• **Instructions to follow**:
In the listing below, how many lines contain the word "this"? Please respond with the number only.

###

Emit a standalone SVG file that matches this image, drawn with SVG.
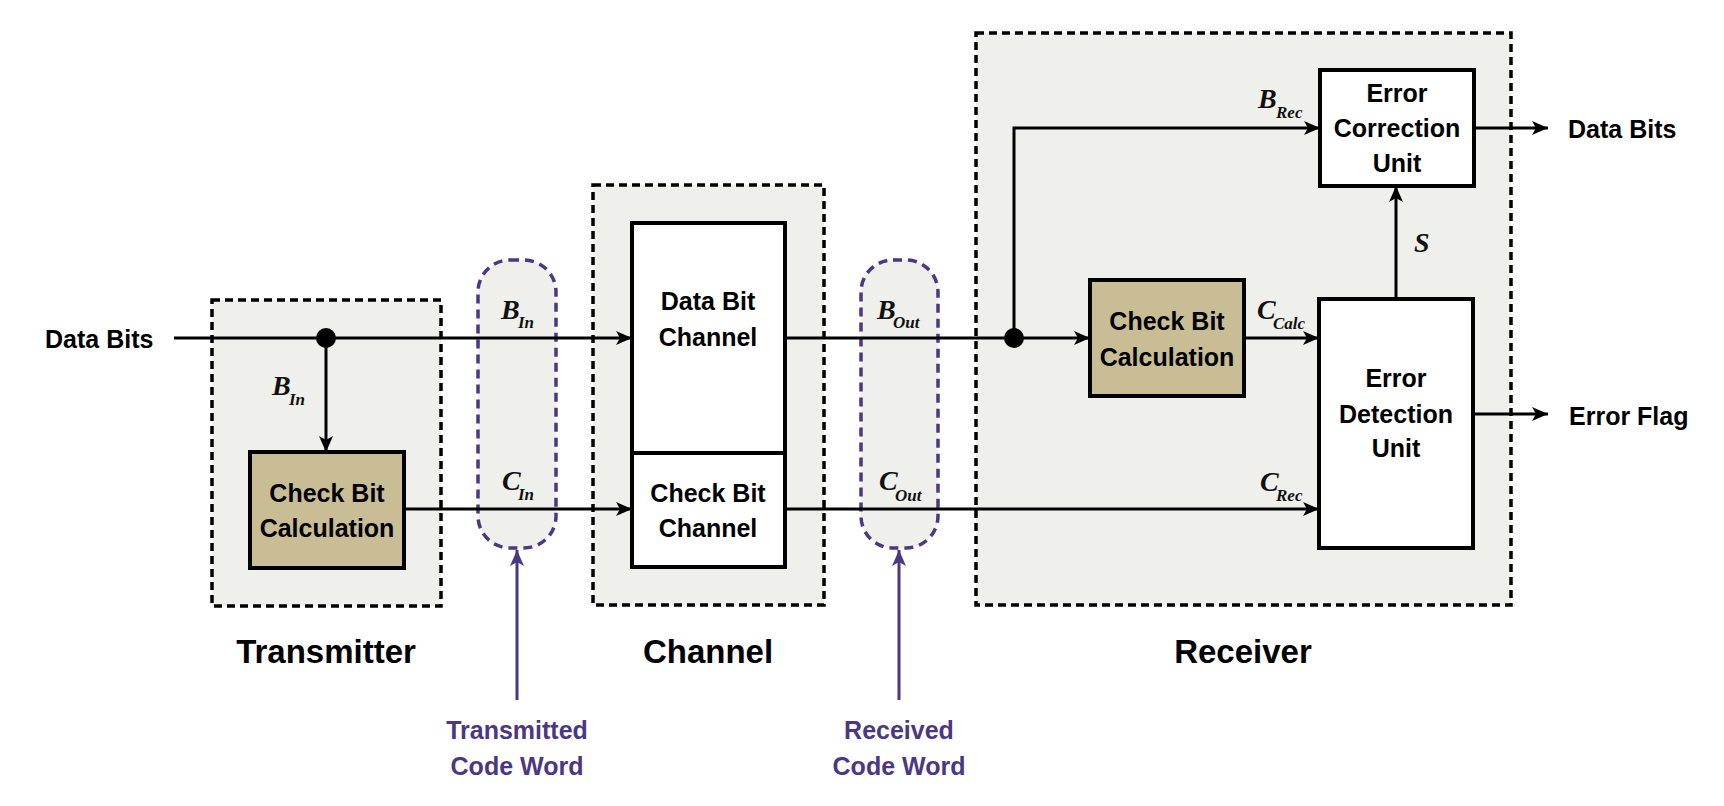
<svg xmlns="http://www.w3.org/2000/svg" width="1724" height="806" viewBox="0 0 1724 806">
<defs>
<style>
.grp{fill:#efefeb;stroke:#000;stroke-width:3.5;stroke-dasharray:8 5}
.bub{fill:#efefeb;stroke:#4b3784;stroke-width:3.5;stroke-dasharray:9 6}
.box{fill:#fff;stroke:#000;stroke-width:4}
.calc{fill:#c9bd95;stroke:#000;stroke-width:4}
.lbl{font-family:"Liberation Sans",Arial,sans-serif;font-weight:bold;font-size:25px;fill:#000}
.ttl{font-family:"Liberation Sans",Arial,sans-serif;font-weight:bold;font-size:33px;fill:#000}
.pl{font-family:"Liberation Sans",Arial,sans-serif;font-weight:bold;font-size:25px;fill:#4b3784}
.var{font-family:"Liberation Serif","Times New Roman",serif;font-style:italic;font-weight:bold;font-size:28px;fill:#111}
.sub{font-size:17px}
.wire{stroke:#000;stroke-width:3;fill:none}
.pwire{stroke:#4b3784;stroke-width:3;fill:none}
</style>
<marker id="arr" markerUnits="userSpaceOnUse" markerWidth="16" markerHeight="14" viewBox="0 0 16 14" refX="16" refY="7" orient="auto">
<path d="M0,0 L16,7 L0,14 L4,7 z" fill="#000"/>
</marker>
<marker id="parr" markerUnits="userSpaceOnUse" markerWidth="16" markerHeight="14" viewBox="0 0 16 14" refX="16" refY="7" orient="auto">
<path d="M0,0 L16,7 L0,14 L4,7 z" fill="#4b3784"/>
</marker>
</defs>
<rect width="1724" height="806" fill="#fff"/>

<g id="transmitter">
<rect class="grp" x="212" y="300" width="229" height="306"/>
<text class="ttl" x="326" y="663" text-anchor="middle">Transmitter</text>
</g>
<g id="channel">
<rect class="grp" x="593" y="185" width="231" height="420"/>
<text class="ttl" x="708" y="663" text-anchor="middle">Channel</text>
</g>
<g id="receiver">
<rect class="grp" x="976" y="33" width="535" height="572"/>
<text class="ttl" x="1243" y="663" text-anchor="middle">Receiver</text>
</g>
<g id="transmitted-code-word">
<rect class="bub" x="478" y="260" width="78" height="288" rx="32" ry="32"/>
<text class="pl" x="517" y="739" text-anchor="middle">Transmitted</text>
<text class="pl" x="517" y="775" text-anchor="middle">Code Word</text>
</g>
<g id="received-code-word">
<rect class="bub" x="861" y="260" width="77" height="288" rx="32" ry="32"/>
<text class="pl" x="899" y="739" text-anchor="middle">Received</text>
<text class="pl" x="899" y="775" text-anchor="middle">Code Word</text>
</g>

<g id="tx-check-bit-calculation">
<rect class="calc" x="250" y="452" width="154" height="116"/>
<text class="lbl" x="327" y="502" text-anchor="middle">Check Bit</text>
<text class="lbl" x="327" y="537" text-anchor="middle">Calculation</text>
</g>
<g id="data-bit-channel">
<rect class="box" x="632" y="223" width="153" height="230"/>
<text class="lbl" x="708" y="310" text-anchor="middle">Data Bit</text>
<text class="lbl" x="708" y="346" text-anchor="middle">Channel</text>
</g>
<g id="check-bit-channel">
<rect class="box" x="632" y="453" width="153" height="114"/>
<text class="lbl" x="708" y="502" text-anchor="middle">Check Bit</text>
<text class="lbl" x="708" y="537" text-anchor="middle">Channel</text>
</g>
<g id="rx-check-bit-calculation">
<rect class="calc" x="1090" y="280" width="154" height="116"/>
<text class="lbl" x="1167" y="330" text-anchor="middle">Check Bit</text>
<text class="lbl" x="1167" y="366" text-anchor="middle">Calculation</text>
</g>
<g id="error-correction-unit">
<rect class="box" x="1320" y="70" width="154" height="116"/>
<text class="lbl" x="1397" y="102" text-anchor="middle">Error</text>
<text class="lbl" x="1397" y="137" text-anchor="middle">Correction</text>
<text class="lbl" x="1397" y="172" text-anchor="middle">Unit</text>
</g>
<g id="error-detection-unit">
<rect class="box" x="1319" y="299" width="154" height="249"/>
<text class="lbl" x="1396" y="387" text-anchor="middle">Error</text>
<text class="lbl" x="1396" y="423" text-anchor="middle">Detection</text>
<text class="lbl" x="1396" y="457" text-anchor="middle">Unit</text>
</g>

<g id="connectors">
<path class="wire" d="M174,338 H632" marker-end="url(#arr)"/>
<path class="wire" d="M326,338 V452" marker-end="url(#arr)"/>
<path class="wire" d="M404,509 H632" marker-end="url(#arr)"/>
<path class="wire" d="M785,338 H1090" marker-end="url(#arr)"/>
<path class="wire" d="M1014,338 V128 H1320" marker-end="url(#arr)"/>
<path class="wire" d="M785,509 H1319" marker-end="url(#arr)"/>
<path class="wire" d="M1244,338 H1319" marker-end="url(#arr)"/>
<path class="wire" d="M1396,299 V186" marker-end="url(#arr)"/>
<path class="wire" d="M1474,128 H1548" marker-end="url(#arr)"/>
<path class="wire" d="M1473,414 H1548" marker-end="url(#arr)"/>
<path class="pwire" d="M517,700 V550" marker-end="url(#parr)"/>
<path class="pwire" d="M899,700 V550" marker-end="url(#parr)"/>
<circle cx="326" cy="338" r="10" fill="#000"/>
<circle cx="1014" cy="338" r="10" fill="#000"/>
</g>

<g id="labels">
<text class="lbl" x="45" y="348">Data Bits</text>
<text class="lbl" x="1568" y="138">Data Bits</text>
<text class="lbl" x="1569" y="425">Error Flag</text>
<text class="var"><tspan x="272" y="395">B</tspan><tspan class="sub" x="289" y="405">In</tspan></text>
<text class="var"><tspan x="501" y="319">B</tspan><tspan class="sub" x="518" y="328">In</tspan></text>
<text class="var"><tspan x="502" y="490">C</tspan><tspan class="sub" x="518" y="500">In</tspan></text>
<text class="var"><tspan x="877" y="319">B</tspan><tspan class="sub" x="893" y="328">Out</tspan></text>
<text class="var"><tspan x="879" y="490">C</tspan><tspan class="sub" x="895" y="501">Out</tspan></text>
<text class="var"><tspan x="1258" y="108">B</tspan><tspan class="sub" x="1276" y="118">Rec</tspan></text>
<text class="var"><tspan x="1257" y="319">C</tspan><tspan class="sub" x="1273" y="329">Calc</tspan></text>
<text class="var"><tspan x="1260" y="491">C</tspan><tspan class="sub" x="1276" y="501">Rec</tspan></text>
<text class="var" x="1414" y="252">S</text>
</g>
</svg>
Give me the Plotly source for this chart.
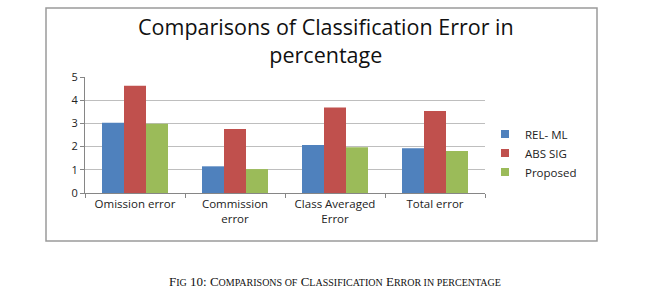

###

• **Response below**:
2